Na comparação internacional, a tributação efetiva das empresas analisadas estaria abaixo do verificado nos EUA (21,2%) e nas amostras para Europa (25,7%) e países emergentes (26,4%) do estudo da NYU, que considera a média de 2016 a 2021.
A tributação média no Brasil está próxima também dos 18% verificados de 2019 a 2021, quando o governo Donald Trump (2017-2020), nos EUA, reduziu a carga sobre as empresas.
Esse benefício, no entanto, não é o mesmo para todos.
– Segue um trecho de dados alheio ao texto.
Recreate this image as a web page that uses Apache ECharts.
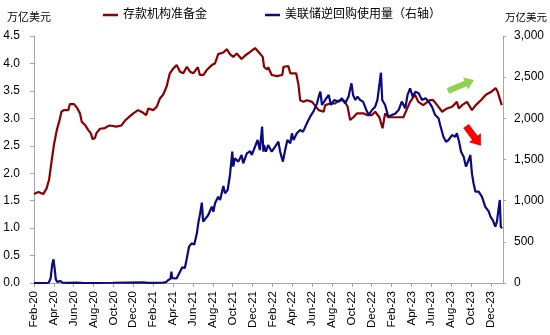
<!DOCTYPE html>
<html>
<head>
<meta charset="utf-8">
<script src="https://cdn.jsdelivr.net/npm/echarts@6/dist/echarts.min.js"></script>
<style>
  html, body { margin: 0; padding: 0; background: #fff; }
  #chart { width: 550px; height: 335px; }
</style>
</head>
<body>
<div id="chart"></div>
<script>
// Reserve balances of depository institutions, trillion USD (left axis)
const reserves = [
  ['2020-02-01',1.62],['2020-02-14',1.66],['2020-02-28',1.62],['2020-03-09',1.72],['2020-03-17',1.88],
  ['2020-03-24',2.18],['2020-04-01',2.51],['2020-04-10',2.79],['2020-04-17',2.94],['2020-04-24',3.12],
  ['2020-05-01',3.15],['2020-05-15',3.15],['2020-05-20',3.26],['2020-06-02',3.26],['2020-06-12',3.18],
  ['2020-06-20',3.09],['2020-06-25',2.94],['2020-07-05',2.88],['2020-07-15',2.79],['2020-07-23',2.73],
  ['2020-07-29',2.62],['2020-08-05',2.64],['2020-08-10',2.73],['2020-08-21',2.81],['2020-09-05',2.82],
  ['2020-09-12',2.85],['2020-09-20',2.87],['2020-09-25',2.84],['2020-10-10',2.85],['2020-10-26',2.87],
  ['2020-11-06',2.96],['2020-11-21',3.04],['2020-12-01',3.09],['2020-12-16',3.15],['2021-01-01',3.10],
  ['2021-01-10',3.06],['2021-01-17',3.18],['2021-02-01',3.15],['2021-02-11',3.21],['2021-02-20',3.36],
  ['2021-03-01',3.43],['2021-03-12',3.58],['2021-03-22',3.82],['2021-04-02',3.91],['2021-04-12',3.97],
  ['2021-04-22',3.85],['2021-05-02',3.82],['2021-05-13',3.94],['2021-05-23',3.85],['2021-06-02',3.82],
  ['2021-06-16',3.93],['2021-06-22',3.79],['2021-07-03',3.79],['2021-07-13',3.88],['2021-07-29',3.97],
  ['2021-08-08',4.00],['2021-08-18',4.17],['2021-09-03',4.20],['2021-09-13',4.26],['2021-09-23',4.17],
  ['2021-10-03',4.12],['2021-10-14',4.18],['2021-10-29',4.08],['2021-11-08',4.14],['2021-11-24',4.21],
  ['2021-12-09',4.28],['2021-12-24',4.18],['2022-01-02',4.12],['2022-01-06',3.94],['2022-01-15',3.89],
  ['2022-01-19',3.93],['2022-01-30',3.79],['2022-02-14',3.77],['2022-03-01',3.79],['2022-03-05',3.94],
  ['2022-03-20',3.95],['2022-03-26',3.82],['2022-04-13',3.82],['2022-04-20',3.61],['2022-04-25',3.33],
  ['2022-05-05',3.30],['2022-05-16',3.33],['2022-06-01',3.30],['2022-06-07',3.33],['2022-06-21',3.15],
  ['2022-07-06',3.12],['2022-07-11',3.24],['2022-07-27',3.27],['2022-08-11',3.27],['2022-08-21',3.32],
  ['2022-09-06',3.33],['2022-09-18',3.22],['2022-09-26',2.97],['2022-10-06',3.02],['2022-10-17',3.09],
  ['2022-11-07',3.09],['2022-11-17',3.06],['2022-12-02',3.06],['2022-12-12',3.12],['2022-12-25',3.02],
  ['2023-01-04',2.82],['2023-01-12',3.09],['2023-01-22',3.02],['2023-03-07',3.02],['2023-03-28',3.30],
  ['2023-04-12',3.43],['2023-04-22',3.30],['2023-05-07',3.24],['2023-05-28',3.33],['2023-06-07',3.33],
  ['2023-06-19',3.24],['2023-07-04',3.12],['2023-07-19',3.18],['2023-08-04',3.21],['2023-08-19',3.30],
  ['2023-08-25',3.18],['2023-09-04',3.24],['2023-09-19',3.30],['2023-10-04',3.15],['2023-10-16',3.24],
  ['2023-11-01',3.33],['2023-11-16',3.43],['2023-12-04',3.49],['2023-12-16',3.55],['2023-12-22',3.49],
  ['2024-01-04',3.24]
];

// Fed overnight reverse repo usage, billion USD (right axis)
const reverseRepo = [
  ['2020-02-01',0],['2020-03-01',0],['2020-03-16',3],['2020-03-22',60],['2020-03-27',230],
  ['2020-03-31',288],['2020-04-03',190],['2020-04-07',40],['2020-04-12',12],['2020-04-20',25],
  ['2020-04-27',5],['2020-05-15',2],['2020-06-10',4],['2020-07-01',0],['2020-09-30',3],
  ['2020-12-31',8],['2021-01-15',1],['2021-03-01',5],['2021-03-10',10],['2021-03-17',36],
  ['2021-03-24',50],['2021-03-27',137],['2021-03-29',60],['2021-04-01',36],['2021-04-12',57],
  ['2021-04-22',137],['2021-04-29',190],['2021-05-07',182],['2021-05-12',279],['2021-05-20',441],
  ['2021-05-28',482],['2021-06-05',466],['2021-06-13',603],['2021-06-18',745],['2021-06-23',846],
  ['2021-06-28',976],['2021-07-02',745],['2021-07-08',765],['2021-07-18',826],['2021-07-29',927],
  ['2021-08-03',866],['2021-08-08',968],['2021-08-18',1048],['2021-08-24',1008],['2021-09-03',1178],
  ['2021-09-08',1089],['2021-09-16',1130],['2021-09-23',1312],['2021-09-30',1595],['2021-10-03',1413],
  ['2021-10-08',1514],['2021-10-19',1474],['2021-10-29',1555],['2021-11-03',1453],['2021-11-14',1575],
  ['2021-11-24',1600],['2021-11-29',1555],['2021-12-09',1656],['2021-12-17',1737],['2021-12-24',1615],
  ['2021-12-31',1899],['2022-01-04',1595],['2022-01-06',1676],['2022-01-12',1595],['2022-01-19',1676],
  ['2022-01-30',1595],['2022-02-09',1656],['2022-02-18',1716],['2022-02-23',1595],['2022-03-03',1474],
  ['2022-03-10',1615],['2022-03-17',1737],['2022-03-26',1696],['2022-03-31',1818],['2022-04-05',1737],
  ['2022-04-15',1818],['2022-04-25',1858],['2022-05-04',1838],['2022-05-11',1899],['2022-05-18',1959],
  ['2022-05-26',2020],['2022-06-05',2081],['2022-06-16',2182],['2022-06-21',2263],['2022-06-26',2324],
  ['2022-07-01',2162],['2022-07-11',2223],['2022-07-22',2284],['2022-07-29',2162],['2022-08-08',2223],
  ['2022-08-22',2203],['2022-09-01',2243],['2022-09-11',2182],['2022-09-21',2263],['2022-09-30',2425],
  ['2022-10-05',2284],['2022-10-12',2223],['2022-10-19',2263],['2022-10-27',2223],['2022-11-05',2203],
  ['2022-11-15',2101],['2022-11-22',2040],['2022-12-02',2101],['2022-12-12',2142],['2022-12-19',2223],
  ['2022-12-30',2554],['2023-01-03',2223],['2023-01-12',2162],['2023-01-22',2020],['2023-02-02',2040],
  ['2023-02-12',2060],['2023-02-21',2101],['2023-03-02',2203],['2023-03-13',2121],['2023-03-20',2284],
  ['2023-03-28',2365],['2023-04-05',2263],['2023-04-13',2324],['2023-04-23',2304],['2023-05-03',2223],
  ['2023-05-14',2243],['2023-05-24',2203],['2023-06-03',2142],['2023-06-13',2040],['2023-06-23',2000],
  ['2023-06-28',1919],['2023-07-08',1777],['2023-07-16',1716],['2023-07-24',1737],['2023-08-04',1797],
  ['2023-08-14',1777],['2023-08-19',1818],['2023-08-26',1716],['2023-09-01',1595],['2023-09-09',1534],
  ['2023-09-16',1413],['2023-09-24',1494],['2023-09-29',1555],['2023-10-04',1332],['2023-10-09',1211],
  ['2023-10-15',1109],['2023-10-25',1109],['2023-11-04',1048],['2023-11-14',927],['2023-11-25',866],
  ['2023-11-30',805],['2023-12-07',765],['2023-12-15',684],['2023-12-20',745],['2023-12-29',1008],
  ['2024-01-01',684],['2024-01-05',664]
];

const seriesNames = ['存款机构准备金', '美联储逆回购使用量（右轴）'];
const unitLabel = '万亿美元';
const monthNames = ['Jan','Feb','Mar','Apr','May','Jun','Jul','Aug','Sep','Oct','Nov','Dec'];
const axisEnd = '2024-01-08';

// Trend arrows (left-axis units): from, to
const upArrow = [['2023-07-22', 3.50], ['2023-10-10', 3.70]];
const downArrow = [['2023-09-16', 2.86], ['2023-11-01', 2.50]];

// Month offset from Feb 2020, fractional within the month
function monthIndex(s) {
  const [y, m, d] = s.split('-').map(Number);
  const days = new Date(y, m, 0).getDate();
  return (y - 2020) * 12 + (m - 2) + (d - 1) / days;
}
function monthLabel(v) {
  if (Math.abs(v - Math.round(v)) > 1e-6) return '';
  const k = Math.round(v) + 1;
  const yy = String(20 + Math.floor(k / 12)).padStart(2, '0');
  return monthNames[k % 12] + '-' + yy;
}

const FONT = 'Liberation Sans, Arial, Noto Sans CJK SC, sans-serif';
const AXIS_GREY = '#a6a6a6';
const RED = '#8b0000';
const NAVY = '#0a0a85';

const chart = echarts.init(document.getElementById('chart'), null, { renderer: 'canvas' });

const legendBase = {
  top: 9, padding: 0, icon: 'rect', itemWidth: 15, itemHeight: 2.5, selectedMode: false,
  textStyle: { fontSize: 12, color: '#000', fontFamily: FONT }
};

chart.setOption({
  animation: false,
  backgroundColor: '#fff',
  textStyle: { fontFamily: FONT },
  grid: { left: 34, right: 47, top: 36, bottom: 52, containLabel: false },
  legend: [
    Object.assign({}, legendBase, { data: [seriesNames[0]], left: 103 }),
    Object.assign({}, legendBase, { data: [seriesNames[1]], left: 265 })
  ],
  xAxis: {
    type: 'value',
    min: 0,
    max: monthIndex(axisEnd),
    interval: 2,
    splitLine: { show: false },
    axisLine: { lineStyle: { color: AXIS_GREY, width: 1 } },
    axisTick: { show: true, length: 4, lineStyle: { color: AXIS_GREY } },
    axisLabel: {
      rotate: 90, margin: 8, fontSize: 11.5, color: '#000', fontFamily: FONT,
      showMaxLabel: false, formatter: monthLabel
    }
  },
  yAxis: [
    {
      type: 'value', min: 0, max: 4.5, interval: 0.5, position: 'left',
      name: unitLabel, nameLocation: 'end', nameGap: 13,
      nameTextStyle: { fontSize: 11, color: '#000', align: 'center', padding: [0, 10, 0, 0], fontFamily: FONT },
      splitLine: { show: false },
      axisLine: { show: true, lineStyle: { color: AXIS_GREY } },
      axisTick: { show: true, length: 4, lineStyle: { color: AXIS_GREY } },
      axisLabel: { margin: 14, fontSize: 12, color: '#000', fontFamily: FONT, formatter: v => v.toFixed(1) }
    },
    {
      type: 'value', min: 0, max: 3000, interval: 500, position: 'right',
      name: unitLabel, nameLocation: 'end', nameGap: 13,
      nameTextStyle: { fontSize: 10.5, color: '#000', align: 'left', padding: [0, 0, 0, 2], fontFamily: FONT },
      splitLine: { show: false },
      axisLine: { show: true, lineStyle: { color: AXIS_GREY } },
      axisTick: { show: true, length: 3, lineStyle: { color: AXIS_GREY } },
      axisLabel: { margin: 11, fontSize: 12, color: '#000', fontFamily: FONT,
        formatter: v => v.toLocaleString('en-US') }
    }
  ],
  series: [
    {
      name: seriesNames[0], type: 'line', yAxisIndex: 0, showSymbol: false, symbol: 'none',
      lineStyle: { color: RED, width: 2.2 }, itemStyle: { color: RED },
      data: reserves.map(([d, v]) => [monthIndex(d), v])
    },
    {
      name: seriesNames[1], type: 'line', yAxisIndex: 1, showSymbol: false, symbol: 'none',
      lineStyle: { color: NAVY, width: 2.2 }, itemStyle: { color: NAVY },
      data: reverseRepo.map(([d, v]) => [monthIndex(d), v])
    }
  ]
});

// Block arrow polygon between two pixel points
function arrowShape(p0, p1, shaft, head, headLen) {
  const dx = p1[0] - p0[0], dy = p1[1] - p0[1];
  const len = Math.hypot(dx, dy);
  const ux = dx / len, uy = dy / len;
  const nx = -uy, ny = ux;
  const bx = p1[0] - ux * headLen, by = p1[1] - uy * headLen;
  return [
    [p0[0] + nx * shaft, p0[1] + ny * shaft],
    [bx + nx * shaft, by + ny * shaft],
    [bx + nx * head, by + ny * head],
    [p1[0], p1[1]],
    [bx - nx * head, by - ny * head],
    [bx - nx * shaft, by - ny * shaft],
    [p0[0] - nx * shaft, p0[1] - ny * shaft]
  ];
}
function toPx(pt) {
  return chart.convertToPixel({ xAxisIndex: 0, yAxisIndex: 0 }, [monthIndex(pt[0]), pt[1]]);
}

chart.setOption({
  graphic: [
    { type: 'polygon', z: 100, shape: { points: arrowShape(toPx(upArrow[0]), toPx(upArrow[1]), 3, 6.5, 9) },
      style: { fill: '#92d050' } },
    { type: 'polygon', z: 100, shape: { points: arrowShape(toPx(downArrow[0]), toPx(downArrow[1]), 3.5, 7.5, 10) },
      style: { fill: '#ff0000' } }
  ]
});
</script>
</body>
</html>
Setorialmente, a alíquota média das empresas listadas na Bolsa varia de 14,29% a 21,6% de acordo com o setor.
A indústria de máquinas e equipamentos, as concessionárias de transporte e os setores de tecnologia aparecem entre aqueles relativamente menos favorecidos, com uma tributação em torno de 20%.
Entre os mais favorecidos, com tributação próxima de 15%, estão os chamados consumo cíclico e não cíclico, segundo a classificação da B3, que incluem empresas do agronegócio, do varejo, da construção e de alimentos e bebidas.
Um sistema cheio de distorções, segundo o estudo, pode dificultar o desempenho econômico das empresas que não se beneficiam dessas exceções e afastar companhias que poderiam operar no país.
“Arranjos dessa natureza podem resultar em uma série de lobbies que fracionam o sistema tributário para atender grupos específicos de empresas com menor produtividade”, afirmam os autores.
Todas as companhias analisadas são tributadas pelo lucro real, regime aplicado àquelas com faturamento anual superior a R$ 78 milhões. Empresas com resultado inferior a esse patamar estão em outros regimes que têm carga ainda menor, como Simples e lucro presumido, e que são tributadas com base no faturamento.
Foram calculadas seis medidas de carga efetiva (ETR – Efective Tax Rate), a partir de quatro fórmulas, combinando fatores como diferimento e utilizando amostras com todas as empresas ou apenas com aquelas que apresentaram lucro em determinado período -método também utilizado em estudos internacionais.
Um trabalho divulgado na última segunda-feira (23) pelo Observatório de Política Fiscal da União Europeia aponta uma tributação efetiva das empresas brasileiras próxima de 20% de 2012 a 2020, valor próximo do obtido em três desses cálculos realizados pelo estudo.